>> begin
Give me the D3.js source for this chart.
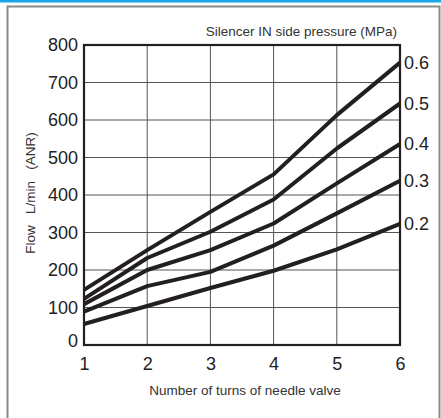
<!DOCTYPE html>
<html>
<head>
<meta charset="utf-8">
<script src="https://cdn.jsdelivr.net/npm/d3@7"></script>
<style>
  body { margin: 0; background: #fff; }
  svg { display: block; font-family: "Liberation Sans", Arial, sans-serif; }
</style>
</head>
<body>
<div id="chart"></div>
<script>
// turns of needle valve
const turns = [1, 2, 3, 4, 5, 6];
// flow L/min (ANR) per IN side pressure
const p02 = [56, 104, 152, 198, 255, 323];
const p03 = [89, 157, 195, 265, 351, 438];
const p04 = [109, 200, 253, 324, 431, 536];
const p05 = [123, 232, 302, 388, 524, 644];
const p06 = [147, 253, 355, 455, 613, 753];
const pressures = ["0.2", "0.3", "0.4", "0.5", "0.6"];
const yTicks = [0, 100, 200, 300, 400, 500, 600, 700, 800];

const series = [p02, p03, p04, p05, p06].map((vals, i) => ({
    name: pressures[i],
    values: vals.map((v, j) => ({x: turns[j], y: v}))
}));

const width = 441, height = 418;
const dims = {left: 84, right: 400, top: 45, bottom: 345};

const svg = d3.select("#chart").append("svg")
    .attr("width", width)
    .attr("height", height);

// top blue rule and outer frame
svg.append("rect")
    .attr("x", 0).attr("y", 0)
    .attr("width", width).attr("height", 2.5)
    .attr("fill", "#1aa6e4");
svg.append("rect")
    .attr("x", 7.5).attr("y", 6.5)
    .attr("width", 432).attr("height", 430)
    .attr("fill", "none")
    .attr("stroke", "#8a8a8a")
    .attr("stroke-width", 2);

/** scales */
const xScale = d3.scaleLinear().domain([1, 6]).range([dims.left, dims.right]);
const yScale = d3.scaleLinear().domain([0, 800]).range([dims.bottom, dims.top]);

/** grid */
const grid = svg.append("g").attr("class", "grid");
grid.selectAll("line.v")
    .data(turns.slice(1, -1))
    .join("line")
    .attr("class", "v")
    .attr("x1", d => xScale(d)).attr("x2", d => xScale(d))
    .attr("y1", dims.top).attr("y2", dims.bottom)
    .attr("stroke", "#555")
    .attr("stroke-width", 1);
grid.selectAll("line.h")
    .data(yTicks.slice(1, -1))
    .join("line")
    .attr("class", "h")
    .attr("x1", dims.left).attr("x2", dims.right)
    .attr("y1", d => yScale(d)).attr("y2", d => yScale(d))
    .attr("stroke", "#555")
    .attr("stroke-width", 1);

/** axes */
const xAxis = svg.append("g")
    .attr("transform", `translate(0, ${dims.bottom})`)
    .call(d3.axisBottom(xScale).tickValues(turns).tickFormat(d3.format("d")).tickSize(0).tickPadding(12));
xAxis.select(".domain").remove();
xAxis.selectAll("text")
    .attr("font-size", 18)
    .attr("font-family", "Liberation Sans, Arial, sans-serif")
    .attr("fill", "#222");

const yAxis = svg.append("g")
    .attr("transform", `translate(${dims.left}, 0)`)
    .call(d3.axisLeft(yScale).tickValues(yTicks).tickSize(0).tickPadding(6));
yAxis.select(".domain").remove();
yAxis.selectAll("text")
    .attr("font-size", 18)
    .attr("font-family", "Liberation Sans, Arial, sans-serif")
    .attr("fill", "#222");
yAxis.selectAll(".tick").filter(d => d === 0).select("text").attr("dy", "0.1em");

/** curves */
const line = d3.line()
    .x(d => xScale(d.x))
    .y(d => yScale(d.y));
svg.append("g").selectAll("path")
    .data(series)
    .join("path")
    .attr("d", d => line(d.values))
    .attr("fill", "none")
    .attr("stroke", "#231f20")
    .attr("stroke-width", 4)
    .attr("stroke-linejoin", "round");

// plot frame
svg.append("rect")
    .attr("x", dims.left).attr("y", dims.top)
    .attr("width", dims.right - dims.left).attr("height", dims.bottom - dims.top)
    .attr("fill", "none")
    .attr("stroke", "#231f20")
    .attr("stroke-width", 2.2);

/** pressure labels */
svg.append("g").selectAll("text")
    .data(series)
    .join("text")
    .attr("x", dims.right + 4)
    .attr("y", d => yScale(d.values[d.values.length - 1].y))
    .attr("dy", "0.35em")
    .attr("font-size", 18)
    .attr("fill", "#222")
    .text(d => d.name);

/** titles */
svg.append("text")
    .attr("x", 397).attr("y", 36)
    .attr("text-anchor", "end")
    .attr("font-size", 13.5)
    .attr("fill", "#333")
    .text("Silencer IN side pressure (MPa)");

svg.append("text")
    .attr("x", 245).attr("y", 395)
    .attr("text-anchor", "middle")
    .attr("font-size", 13.5)
    .attr("fill", "#333")
    .text("Number of turns of needle valve");

svg.append("text")
    .attr("transform", "translate(35, 193) rotate(-90)")
    .attr("text-anchor", "middle")
    .attr("font-size", 13.5)
    .attr("fill", "#333")
    .style("white-space", "pre")
    .text("Flow   L/min   (ANR)");
</script>
</body>
</html>
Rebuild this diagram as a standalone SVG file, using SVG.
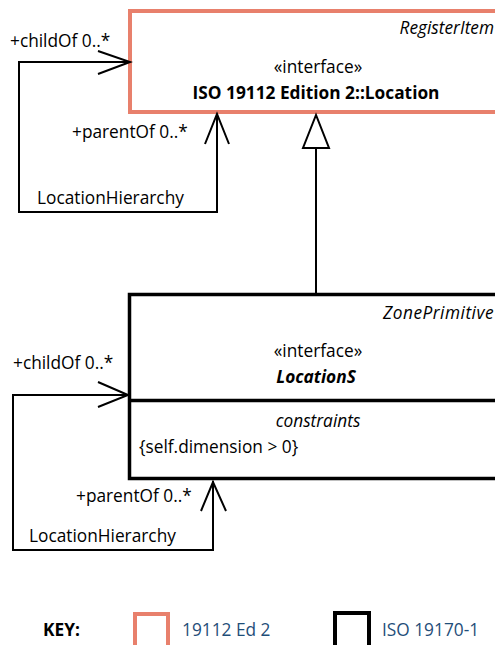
<svg xmlns="http://www.w3.org/2000/svg" width="495" height="645" viewBox="0 0 495 645">
  <style>
    text { font-family: "Open Sans", "Liberation Sans", sans-serif; font-size: 17.3px; fill: #000; }
    .it { font-style: italic; }
    .b { font-weight: bold; }
    .mid { text-anchor: middle; }
    .end { text-anchor: end; }
    .key { fill: #1F4E79; }
    .line { fill: none; stroke: #000; stroke-width: 2; }
    .head { fill: none; stroke: #000; stroke-width: 2; }
  </style>
  <rect x="0" y="0" width="495" height="645" fill="#fff"/>

  <!-- Location (ISO 19112 Ed 2) -->
  <g id="location">
    <rect x="130" y="11" width="380" height="101" fill="#fff" stroke="#E8806C" stroke-width="4"/>
    <text class="it end" x="494" y="34">RegisterItem</text>
    <text class="mid" x="318" y="73">«interface»</text>
    <text class="b mid" x="316" y="99">ISO 19112 Edition 2::Location</text>
  </g>

  <!-- LocationS (ISO 19170-1) -->
  <g id="locations">
    <rect x="129.5" y="294.5" width="380" height="184" fill="#fff" stroke="#000" stroke-width="3.5"/>
    <line x1="129.5" y1="400.5" x2="495" y2="400.5" stroke="#000" stroke-width="3.5"/>
    <text class="it end" x="494" y="319" letter-spacing="0.5">ZonePrimitive</text>
    <text class="mid" x="318" y="357">«interface»</text>
    <text class="b it mid" x="316" y="383">LocationS</text>
    <text class="it mid" x="318" y="427">constraints</text>
    <text x="139" y="453">{self.dimension &gt; 0}</text>
  </g>

  <!-- connectors -->
  <g id="connectors">
    <!-- self association on Location -->
    <polyline class="line" points="130,62 19,62 19,212 217,212 217,114"/>
    <polyline class="head" points="98,51 130,62 98,74"/>
    <polyline class="head" points="205,144 217,114 229,144"/>
    <text x="10" y="47">+childOf 0..*</text>
    <text x="72" y="138">+parentOf 0..*</text>
    <text x="37" y="204">LocationHierarchy</text>

    <!-- generalization LocationS -> Location -->
    <line class="line" x1="316" y1="148" x2="316" y2="293"/>
    <polygon points="316,115 303,148 329,148" fill="#fff" stroke="#000" stroke-width="2"/>

    <!-- self association on LocationS -->
    <polyline class="line" points="129,395 13,395 13,550 213,550 213,481"/>
    <polyline class="head" points="98,382 128,395 98,407"/>
    <polyline class="head" points="201,511 213,482 226,511"/>
    <text x="13" y="369">+childOf 0..*</text>
    <text x="76" y="502">+parentOf 0..*</text>
    <text x="29" y="542">LocationHierarchy</text>
  </g>

  <!-- key -->
  <g id="key">
    <text class="b" x="43" y="636">KEY:</text>
    <rect x="135" y="614" width="33" height="40" fill="#fff" stroke="#E8806C" stroke-width="4"/>
    <text class="key" x="182" y="636">19112 Ed 2</text>
    <rect x="335" y="613" width="34" height="40" fill="#fff" stroke="#000" stroke-width="4"/>
    <text class="key" x="382" y="636">ISO 19170-1</text>
  </g>
</svg>
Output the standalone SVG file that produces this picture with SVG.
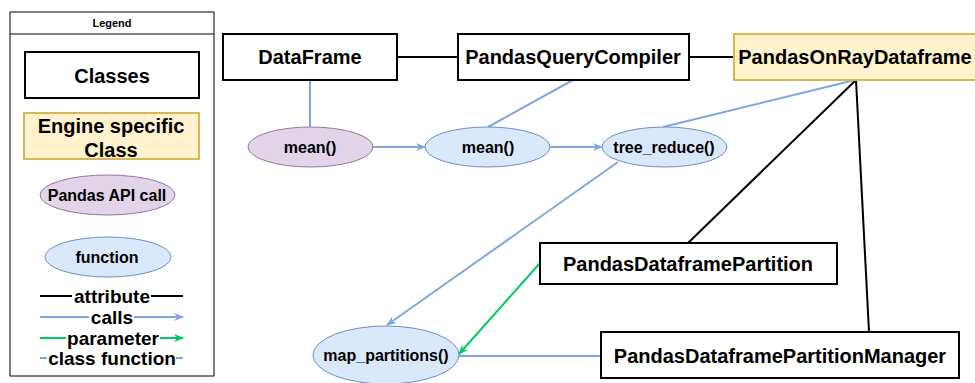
<svg xmlns="http://www.w3.org/2000/svg" width="975" height="383" viewBox="0 0 975 383">
<defs>
<style>
text{font-family:"Liberation Sans",Arial,sans-serif;font-weight:bold;fill:#000;text-anchor:middle}
.cls{fill:#fff;stroke:#000;stroke-width:2}
.eng{fill:#fff2cc;stroke:#d6b656;stroke-width:2}
.api{fill:#e1d5e7;stroke:#9673a6;stroke-width:1}
.fn{fill:#dae8fc;stroke:#6c8ebf;stroke-width:1}
.attr{stroke:#000;stroke-width:2;fill:none}
.call{stroke:#7ea6e0;stroke-width:2;fill:none}
.param{stroke:#00cc66;stroke-width:2;fill:none}
.t20{font-size:20px}
.t16{font-size:16px}
.t19{font-size:19px}
</style>
<marker id="ab" viewBox="0 0 10 8" refX="9" refY="4" markerWidth="10" markerHeight="8" markerUnits="userSpaceOnUse" orient="auto">
<path d="M0,0 L10,4 L0,8 L3,4 z" fill="#7ea6e0"/>
</marker>
<marker id="ag" viewBox="0 0 10 8" refX="9" refY="4" markerWidth="10" markerHeight="8" markerUnits="userSpaceOnUse" orient="auto">
<path d="M0,0 L10,4 L0,8 L3,4 z" fill="#00cc66"/>
</marker>
</defs>
<rect width="975" height="383" fill="#fff"/>

<g id="legend">
<rect x="10" y="12" width="204" height="364" fill="#fff" stroke="#000" stroke-width="1"/>
<line x1="10" y1="34" x2="214" y2="34" stroke="#000" stroke-width="1"/>
<text x="112" y="27" style="font-size:11px">Legend</text>
<rect class="cls" x="25" y="52" width="174" height="46"/>
<text class="t20" x="112" y="83">Classes</text>
<rect class="eng" x="24" y="113" width="175" height="46"/>
<text class="t20" x="111" y="133">Engine specific</text>
<text class="t20" x="111" y="157">Class</text>
<ellipse class="api" cx="107.5" cy="195" rx="67.5" ry="20"/>
<text class="t16" x="107" y="201">Pandas API call</text>
<ellipse class="fn" cx="108" cy="257" rx="63" ry="20"/>
<text class="t16" x="107" y="263">function</text>
<path class="attr" d="M40,296 H72 M151,296 H183"/>
<text class="t19" x="112" y="303">attribute</text>
<path class="call" d="M40,317 H89"/>
<path class="call" d="M134,317 H183" marker-end="url(#ab)"/>
<text class="t19" x="112" y="324">calls</text>
<path class="param" d="M40,338 H66"/>
<path class="param" d="M160,338 H183" marker-end="url(#ag)"/>
<text class="t19" x="113" y="345">parameter</text>
<path class="call" d="M40,358 H47 M176,358 H183"/>
<text class="t19" x="112" y="365">class function</text>
</g>

<g id="connectors">
<line class="attr" x1="397" y1="57" x2="458" y2="57"/>
<line class="attr" x1="689" y1="57" x2="734" y2="57"/>
<line class="attr" x1="856" y1="80" x2="688" y2="243"/>
<line class="attr" x1="856" y1="80" x2="869" y2="332"/>
<line class="call" x1="310" y1="80" x2="310" y2="127"/>
<line class="call" x1="573" y1="80" x2="488" y2="127"/>
<line class="call" x1="855" y1="80" x2="663" y2="127"/>
<line class="call" x1="373" y1="147" x2="425" y2="147" marker-end="url(#ab)"/>
<line class="call" x1="550" y1="147" x2="602" y2="147" marker-end="url(#ab)"/>
<line class="call" x1="618" y1="162" x2="387" y2="325" marker-end="url(#ab)"/>
<line class="param" x1="540" y1="263" x2="459" y2="354" marker-end="url(#ag)"/>
<line class="call" x1="601" y1="356" x2="459" y2="356"/>
</g>

<g id="DataFrame">
<rect class="cls" x="223" y="34" width="174" height="46"/>
<text class="t20" x="310" y="64">DataFrame</text>
</g>
<g id="PandasQueryCompiler">
<rect class="cls" x="458" y="34" width="231" height="46"/>
<text class="t20" x="573" y="64">PandasQueryCompiler</text>
</g>
<g id="PandasOnRayDataframe">
<rect class="eng" x="734" y="34" width="246" height="46"/>
<text class="t20" x="855" y="64">PandasOnRayDataframe</text>
</g>
<g id="mean_api">
<ellipse class="api" cx="310.5" cy="147" rx="62.5" ry="20"/>
<text class="t16" x="310" y="153">mean()</text>
</g>
<g id="mean_fn">
<ellipse class="fn" cx="487.5" cy="147" rx="62.5" ry="20"/>
<text class="t16" x="488" y="153">mean()</text>
</g>
<g id="tree_reduce">
<ellipse class="fn" cx="664.5" cy="147" rx="62.5" ry="20"/>
<text class="t16" x="664" y="153">tree_reduce()</text>
</g>
<g id="PandasDataframePartition">
<rect class="cls" x="540" y="243" width="297" height="41"/>
<text class="t20" x="688" y="271">PandasDataframePartition</text>
</g>
<g id="PandasDataframePartitionManager">
<rect class="cls" x="601" y="332" width="358" height="46"/>
<text class="t20" x="780" y="363">PandasDataframePartitionManager</text>
</g>
<g id="map_partitions">
<ellipse class="fn" cx="386" cy="355" rx="73" ry="29"/>
<text class="t16" x="386" y="361">map_partitions()</text>
</g>
</svg>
>> end
◆ **EXERCISE OBJECTIVE**
Wherever the string "file" appears in the entries above, list that line.

◆ **SOLUTION TO THIS EXERCISE**
Rebuild this diagram as a standalone SVG file, using SVG.
Output the standalone SVG file that produces this picture with SVG.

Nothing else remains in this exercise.